Dr. Elufioye is currently acting head of the Department of Pharmacognosy at the University of Ibadan, Nigeria. Her research focuses on the medicinal properties of native Nigerian plants. In particular she has looked at the effectiveness of different species in treating malaria, wounds, memory loss, leprosy and cancer. Dr. Elufioye received both her MsC and PhD from Obafemi Awolowo University, Ile-Ife in Nigeria. She is a Senate member of the University of Ibadan, a Coordinator of the consultancy group in her Department, and the Secretary of the Ibadan chapter of the National Association of Pharmacists in Academia.
Dr. Nilufar Mamadalieva, Uzbekistan
Institute of the Chemistry of Plant Substances, Mirzo Ulugbek, Uzbekistan
Biochemistry: For her work on the phytochemical and biological investigation of active compounds derived from medicinal plants growing in Central Asia, in particular the development of efficient nutraceuticals and the discovery of new lead compounds for the pharmaceutical industry.

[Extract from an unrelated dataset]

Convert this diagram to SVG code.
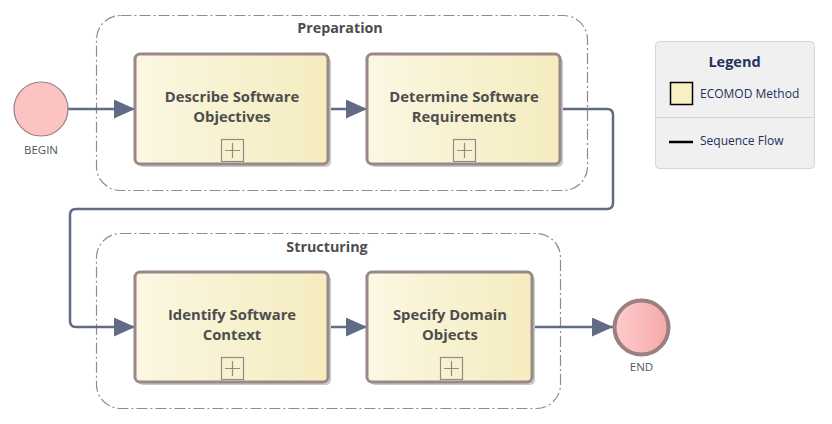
<svg xmlns="http://www.w3.org/2000/svg" width="832" height="424" viewBox="0 0 832 424">
<style>
.grp{fill:none;stroke:#9c8686;stroke-width:1.2;stroke-dasharray:11 3 2 3}
.glbl{font-family:"Open Sans","Liberation Sans",sans-serif;font-weight:bold;font-size:14.3px;fill:#4d4d4d;text-anchor:middle}
.node{fill:url(#ng);stroke:#9a8888;stroke-width:3}
.shadow{fill:#c9c9c9}
.nlbl{font-family:"Open Sans","Liberation Sans",sans-serif;font-weight:bold;font-size:14.8px;fill:#4d4d4d;text-anchor:middle}
.plus{fill:none;stroke:#9a8888;stroke-width:1.2}
.flow{fill:none;stroke:#616b85;stroke-width:2.5;marker-end:url(#ah)}
.elbl{font-family:"Open Sans","Liberation Sans",sans-serif;font-size:11.5px;fill:#555;text-anchor:middle}
.ltxt{font-family:"Open Sans","Liberation Sans",sans-serif;font-size:12px;fill:#22305a}
</style>
<defs>
<linearGradient id="ng" x1="0" y1="0" x2="1" y2="0">
<stop offset="0" stop-color="#fbf7e2"/>
<stop offset="1" stop-color="#f5ecbf"/>
</linearGradient>
<linearGradient id="eg" x1="0" y1="0" x2="1" y2="0">
<stop offset="0" stop-color="#fdcccc"/>
<stop offset="1" stop-color="#f7a8a8"/>
</linearGradient>
<marker id="ah" markerUnits="userSpaceOnUse" markerWidth="22" markerHeight="20" refX="21" refY="9.5" orient="auto">
<path d="M0,0 L21,9.5 L0,19 Z" fill="#616b85"/>
</marker>
</defs>

<g id="group-preparation">
<rect class="grp" x="96.5" y="15.5" width="491" height="175" rx="24" ry="24"/>
<text class="glbl" x="340" y="33">Preparation</text>
</g>
<g id="group-structuring">
<rect class="grp" x="96.5" y="233.5" width="464" height="175" rx="24" ry="24"/>
<text class="glbl" x="327" y="252">Structuring</text>
</g>

<g id="connectors">
<path class="flow" d="M68,109 L135,109"/>
<path class="flow" d="M328,109 L367,109"/>
<path class="flow" d="M560,109 L607,109 Q613,109 613,115 L613,203 Q613,209 607,209 L76,209 Q70,209 70,215 L70,321 Q70,327 76,327 L135,327"/>
<path class="flow" d="M328,327 L367,327"/>
<path class="flow" d="M532,327 L613,327"/>
</g>

<g id="begin">
<circle cx="41" cy="109" r="27" fill="#fcc3c3" stroke="#9a8080" stroke-width="1.2"/>
<text class="elbl" x="41" y="154">BEGIN</text>
</g>

<g id="describe-objectives">
<rect class="shadow" x="138" y="57" width="193" height="110" rx="5"/>
<rect class="node" x="135" y="54" width="193" height="110" rx="5"/>
<text class="nlbl" x="232" y="102">Describe Software</text>
<text class="nlbl" x="232" y="122">Objectives</text>
<rect class="plus" x="221.5" y="139.5" width="22" height="22"/>
<path class="plus" d="M225,150.5 H240 M232.5,143 V158"/>
</g>

<g id="determine-requirements">
<rect class="shadow" x="370" y="57" width="193" height="110" rx="5"/>
<rect class="node" x="367" y="54" width="193" height="110" rx="5"/>
<text class="nlbl" x="464" y="102">Determine Software</text>
<text class="nlbl" x="464" y="122">Requirements</text>
<rect class="plus" x="453.5" y="139.5" width="22" height="22"/>
<path class="plus" d="M457,150.5 H472 M464.5,143 V158"/>
</g>

<g id="identify-context">
<rect class="shadow" x="138" y="275" width="193" height="110" rx="5"/>
<rect class="node" x="135" y="272" width="193" height="110" rx="5"/>
<text class="nlbl" x="232" y="320">Identify Software</text>
<text class="nlbl" x="232" y="340">Context</text>
<rect class="plus" x="221.5" y="357.5" width="22" height="22"/>
<path class="plus" d="M225,368.5 H240 M232.5,361 V376"/>
</g>

<g id="specify-domain-objects">
<rect class="shadow" x="370" y="275" width="165" height="110" rx="5"/>
<rect class="node" x="367" y="272" width="165" height="110" rx="5"/>
<text class="nlbl" x="450" y="320">Specify Domain</text>
<text class="nlbl" x="450" y="340">Objects</text>
<rect class="plus" x="440.5" y="357.5" width="22" height="22"/>
<path class="plus" d="M444,368.5 H459 M451.5,361 V376"/>
</g>

<g id="end">
<circle cx="641.5" cy="327.5" r="27" fill="url(#eg)" stroke="#9a8080" stroke-width="4"/>
<text class="elbl" x="641.5" y="371">END</text>
</g>

<g id="legend">
<rect x="655.5" y="41.5" width="159" height="127" rx="4" fill="#f0f0f0" stroke="#d6d6d6" stroke-width="1"/>
<text x="734.5" y="67" font-family="'Open Sans','Liberation Sans',sans-serif" font-weight="bold" font-size="14.5" fill="#1f3360" text-anchor="middle">Legend</text>
<rect x="670.5" y="82.5" width="22" height="22" fill="#f7f0c3" stroke="#000" stroke-width="1.5"/>
<text class="ltxt" x="700" y="97.5">ECOMOD Method</text>
<line x1="655.5" y1="117.5" x2="814.5" y2="117.5" stroke="#d3d3d3" stroke-width="1"/>
<line x1="669" y1="142" x2="693" y2="142" stroke="#000" stroke-width="2.5"/>
<text class="ltxt" x="700" y="145">Sequence Flow</text>
</g>
</svg>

Dr. Mamadalieva is currently Senior Scientific Researcher at the Institute of the Chemistry of Plant Substances in Tashkent, Uzbekistan. Her work focuses on the phytochemical and biological investigation of active compounds derived from medicinal plants growing in Central Asia. The field of natural substances, a tradition at the Tashkent Institute, is gaining more interest in western countries for the development of efficient nutraceuticals and the discovery of new lead compounds for the pharmaceutical industry. Mamadalieva is the recipient of a number of international fellowships which have allowed her to travel extensively and develop a strong network of international collaborators. She received her MSc from Fergana State University in Uzbekistan and her PhD from the Institute where she is currently researcher in Tashkent. In 2011 she received the UNESCO-L’Oreal Award for Young Women in Life Sciences.
Dr. Simone Ann Marie Badal McCreath, West Indies
Natural Products Institute, University of the West Indies, Jamaica, West Indies
Biochemistry: For her work in designing a new cell culture lab to investigate the cancer-fighting properties of Jamaican natural compounds.
Dr. Simone Badal McCreath currently manages the Biochemistry lab at the Natural Products Institute at the University of the West Indies (UWI) in Jamaica and is overseeing and designing a new cell culture lab at the same Institute. McCreath is an accomplished early career researcher who has been investigating the cancer-fighting properties of Jamaican natural compounds. She will be launching a new Masters degree in Natural Therapeutics at her institute in 2014. She has received numerous awards and has published extensively. McCreath received her BSc, MPhil and PhD from UWI and also undertook an MBA at the University of Wales in Cardiff, UK.
Dr. Ritmaleni, Indonesia
Faculty of Pharmacy, Gadjah Mada University, Yogyakarta, Indonesia
Medicinal Chemistry: For her work in the field of organic synthesis, focusing on the development of tropical medicines, in particular improved methods for the synthesis of sulfoxides and their application in the preparation of biologically active targets.
Dr. Ritmaleni is currently a researcher and lecturer at the Laboratory of Medicinal Chemistry at Gadjah Mada University (UGM) in Yogyakarta, Indonesia. Ritmaleni’s research covers the field of organic synthesis, focusing on the development of tropical medicines. She has worked on sulfoxides, including improved methods for their synthesis and application in the preparation of biologically active targets. She has won several awards in Indonesia and has published over 40 papers. Ritmaleni received her PhD from the School of Chemistry at Bristol University, UK after receiving a scholarship from the Indonesian government.